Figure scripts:
§

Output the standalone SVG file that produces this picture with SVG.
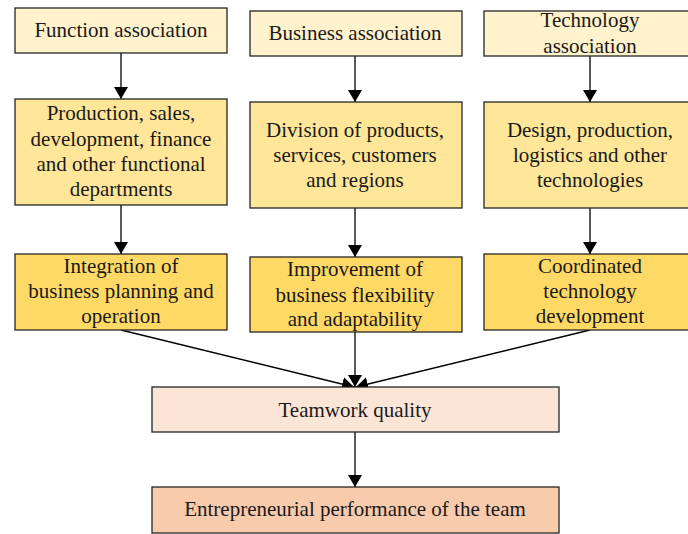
<svg xmlns="http://www.w3.org/2000/svg" width="688" height="534" viewBox="0 0 688 534">
  <style>
    .box { stroke: #262626; stroke-width: 1.3; }
    .lv1 { fill: #FFF2CC; }
    .lv2 { fill: #FFE699; }
    .lv3 { fill: #FFD966; }
    .tq { fill: #FBE5D6; }
    .ep { fill: #F8CBAD; }
    .lbl { font-family: "Liberation Serif", serif; font-size: 21px; fill: #1a1a1a; text-anchor: middle; }
    .edge { stroke: #000; stroke-width: 1.3; fill: none; marker-end: url(#arrow); }
  </style>
  <defs>
    <marker id="arrow" viewBox="0 0 12 14" refX="12" refY="7" markerWidth="12" markerHeight="14" markerUnits="userSpaceOnUse" orient="auto">
      <path d="M0,0 L12,7 L0,14 Z" fill="#000"/>
    </marker>
  </defs>
  <rect width="688" height="534" fill="#fff"/>

  <g id="connectors">
    <line class="edge" x1="121" y1="53" x2="121" y2="99"/>
    <line class="edge" x1="355" y1="56" x2="355" y2="102"/>
    <line class="edge" x1="590" y1="56" x2="590" y2="102"/>
    <line class="edge" x1="121" y1="205" x2="121" y2="254"/>
    <line class="edge" x1="355" y1="208" x2="355" y2="257"/>
    <line class="edge" x1="590" y1="208" x2="590" y2="254"/>
    <line class="edge" x1="121" y1="330" x2="354" y2="387"/>
    <line class="edge" x1="355" y1="332" x2="355" y2="387"/>
    <line class="edge" x1="590" y1="330" x2="356" y2="387"/>
    <line class="edge" x1="355" y1="432" x2="355" y2="487"/>
  </g>

  <g id="function-association">
    <rect class="box lv1" x="15" y="8" width="212" height="45"/>
    <text class="lbl" x="121" y="37">Function association</text>
  </g>
  <g id="business-association">
    <rect class="box lv1" x="250" y="11" width="212" height="45"/>
    <text class="lbl" x="355" y="40">Business association</text>
  </g>
  <g id="technology-association">
    <rect class="box lv1" x="484" y="11" width="212" height="45"/>
    <text class="lbl" x="590" y="27">Technology</text>
    <text class="lbl" x="590" y="53">association</text>
  </g>

  <g id="functional-departments">
    <rect class="box lv2" x="15" y="99" width="212" height="106"/>
    <text class="lbl" x="121" y="120">Production, sales,</text>
    <text class="lbl" x="121" y="146">development, finance</text>
    <text class="lbl" x="121" y="171">and other functional</text>
    <text class="lbl" x="121" y="196">departments</text>
  </g>
  <g id="division">
    <rect class="box lv2" x="250" y="102" width="212" height="106"/>
    <text class="lbl" x="355" y="137">Division of products,</text>
    <text class="lbl" x="355" y="162">services, customers</text>
    <text class="lbl" x="355" y="187">and regions</text>
  </g>
  <g id="technologies">
    <rect class="box lv2" x="484" y="102" width="212" height="106"/>
    <text class="lbl" x="590" y="137">Design, production,</text>
    <text class="lbl" x="590" y="162">logistics and other</text>
    <text class="lbl" x="590" y="187">technologies</text>
  </g>

  <g id="integration">
    <rect class="box lv3" x="15" y="254" width="212" height="76"/>
    <text class="lbl" x="121" y="273">Integration of</text>
    <text class="lbl" x="121" y="298">business planning and</text>
    <text class="lbl" x="121" y="323">operation</text>
  </g>
  <g id="flexibility">
    <rect class="box lv3" x="250" y="257" width="212" height="75"/>
    <text class="lbl" x="355" y="276">Improvement of</text>
    <text class="lbl" x="355" y="302">business flexibility</text>
    <text class="lbl" x="355" y="326">and adaptability</text>
  </g>
  <g id="coordinated">
    <rect class="box lv3" x="484" y="254" width="212" height="76"/>
    <text class="lbl" x="590" y="273">Coordinated</text>
    <text class="lbl" x="590" y="298">technology</text>
    <text class="lbl" x="590" y="323">development</text>
  </g>

  <g id="teamwork-quality">
    <rect class="box tq" x="152" y="387" width="407" height="45"/>
    <text class="lbl" x="355" y="417">Teamwork quality</text>
  </g>
  <g id="entrepreneurial-performance">
    <rect class="box ep" x="152" y="487" width="407" height="46"/>
    <text class="lbl" x="355" y="516">Entrepreneurial performance of the team</text>
  </g>
</svg>
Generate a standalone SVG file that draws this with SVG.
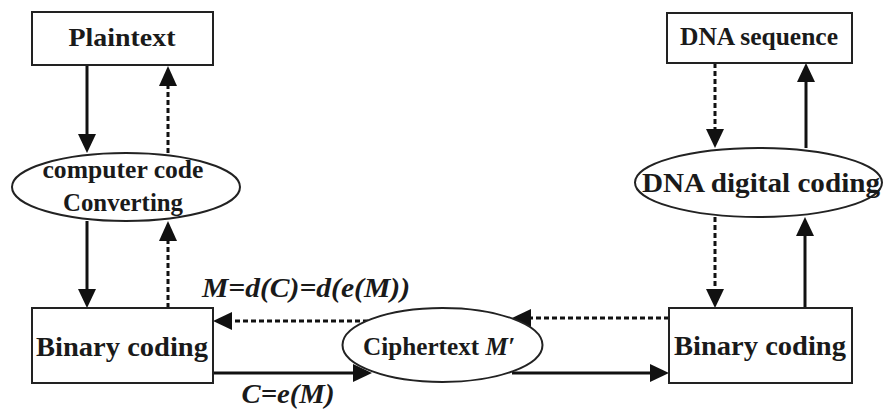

§

◆ Problem ◆
Reproduce each line exactly as it appears, omitting the pictures.

◆ Worked answer ◆
Output the standalone SVG file that produces this picture with SVG.
<svg xmlns="http://www.w3.org/2000/svg" width="688" height="534" viewBox="0 0 688 534">
  <style>
    .box { stroke: #262626; stroke-width: 1.3; }
    .lv1 { fill: #FFF2CC; }
    .lv2 { fill: #FFE699; }
    .lv3 { fill: #FFD966; }
    .tq { fill: #FBE5D6; }
    .ep { fill: #F8CBAD; }
    .lbl { font-family: "Liberation Serif", serif; font-size: 21px; fill: #1a1a1a; text-anchor: middle; }
    .edge { stroke: #000; stroke-width: 1.3; fill: none; marker-end: url(#arrow); }
  </style>
  <defs>
    <marker id="arrow" viewBox="0 0 12 14" refX="12" refY="7" markerWidth="12" markerHeight="14" markerUnits="userSpaceOnUse" orient="auto">
      <path d="M0,0 L12,7 L0,14 Z" fill="#000"/>
    </marker>
  </defs>
  <rect width="688" height="534" fill="#fff"/>

  <g id="connectors">
    <line class="edge" x1="121" y1="53" x2="121" y2="99"/>
    <line class="edge" x1="355" y1="56" x2="355" y2="102"/>
    <line class="edge" x1="590" y1="56" x2="590" y2="102"/>
    <line class="edge" x1="121" y1="205" x2="121" y2="254"/>
    <line class="edge" x1="355" y1="208" x2="355" y2="257"/>
    <line class="edge" x1="590" y1="208" x2="590" y2="254"/>
    <line class="edge" x1="121" y1="330" x2="354" y2="387"/>
    <line class="edge" x1="355" y1="332" x2="355" y2="387"/>
    <line class="edge" x1="590" y1="330" x2="356" y2="387"/>
    <line class="edge" x1="355" y1="432" x2="355" y2="487"/>
  </g>

  <g id="function-association">
    <rect class="box lv1" x="15" y="8" width="212" height="45"/>
    <text class="lbl" x="121" y="37">Function association</text>
  </g>
  <g id="business-association">
    <rect class="box lv1" x="250" y="11" width="212" height="45"/>
    <text class="lbl" x="355" y="40">Business association</text>
  </g>
  <g id="technology-association">
    <rect class="box lv1" x="484" y="11" width="212" height="45"/>
    <text class="lbl" x="590" y="27">Technology</text>
    <text class="lbl" x="590" y="53">association</text>
  </g>

  <g id="functional-departments">
    <rect class="box lv2" x="15" y="99" width="212" height="106"/>
    <text class="lbl" x="121" y="120">Production, sales,</text>
    <text class="lbl" x="121" y="146">development, finance</text>
    <text class="lbl" x="121" y="171">and other functional</text>
    <text class="lbl" x="121" y="196">departments</text>
  </g>
  <g id="division">
    <rect class="box lv2" x="250" y="102" width="212" height="106"/>
    <text class="lbl" x="355" y="137">Division of products,</text>
    <text class="lbl" x="355" y="162">services, customers</text>
    <text class="lbl" x="355" y="187">and regions</text>
  </g>
  <g id="technologies">
    <rect class="box lv2" x="484" y="102" width="212" height="106"/>
    <text class="lbl" x="590" y="137">Design, production,</text>
    <text class="lbl" x="590" y="162">logistics and other</text>
    <text class="lbl" x="590" y="187">technologies</text>
  </g>

  <g id="integration">
    <rect class="box lv3" x="15" y="254" width="212" height="76"/>
    <text class="lbl" x="121" y="273">Integration of</text>
    <text class="lbl" x="121" y="298">business planning and</text>
    <text class="lbl" x="121" y="323">operation</text>
  </g>
  <g id="flexibility">
    <rect class="box lv3" x="250" y="257" width="212" height="75"/>
    <text class="lbl" x="355" y="276">Improvement of</text>
    <text class="lbl" x="355" y="302">business flexibility</text>
    <text class="lbl" x="355" y="326">and adaptability</text>
  </g>
  <g id="coordinated">
    <rect class="box lv3" x="484" y="254" width="212" height="76"/>
    <text class="lbl" x="590" y="273">Coordinated</text>
    <text class="lbl" x="590" y="298">technology</text>
    <text class="lbl" x="590" y="323">development</text>
  </g>

  <g id="teamwork-quality">
    <rect class="box tq" x="152" y="387" width="407" height="45"/>
    <text class="lbl" x="355" y="417">Teamwork quality</text>
  </g>
  <g id="entrepreneurial-performance">
    <rect class="box ep" x="152" y="487" width="407" height="46"/>
    <text class="lbl" x="355" y="516">Entrepreneurial performance of the team</text>
  </g>
</svg>
Generate a standalone SVG file that draws this with SVG.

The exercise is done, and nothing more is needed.